Se assim for, a lacuna que os homens enfrentam no âmbito dos cuidados formais seria a outra face da lacuna que as mulheres sofrem no âmbito dos cuidados informais. Ao assumirem em menor proporção os cuidados das suas companheiras ou mães quando estas se tornam dependentes, elas recorreriam mais aos cuidados públicos do que o contrário. É, claro, uma boa notícia que, nesses casos, o Sistema de Dependência as atenda. No entanto, é importante ter em conta que a existência, em paralelo, de uma lacuna relativa de cuidados aponta para o facto de que esses apoios estão a ser insuficientes para as necessidades que têm.
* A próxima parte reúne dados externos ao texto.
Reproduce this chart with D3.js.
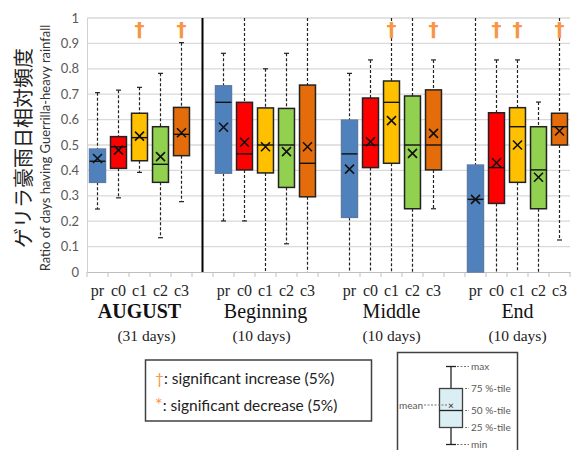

Nos últimos anos, os recursos financeiros investidos no Sistema para a Autonomia e Atenção à Dependência aumentaram de forma substancial, o que permitiu atender muitas mais pessoas do que anteriormente. Também melhoraram os montantes e a intensidade das prestações e dos serviços proporcionados por este sistema. No entanto, a magnitude das lacunas de cuidados existentes, tanto absolutas como relativas, mostra que ainda há um longo caminho a percorrer.
Por isso, é urgente continuar a avançar, tanto em termos financeiros como na intensidade e qualidade dos serviços, para enfrentar a profunda crise dos cuidados que atravessa a nossa sociedade. Fechar as lacunas que afetam as pessoas cuidadas será a melhor forma de assegurar que também se encerram as que afetam quem cuida delas.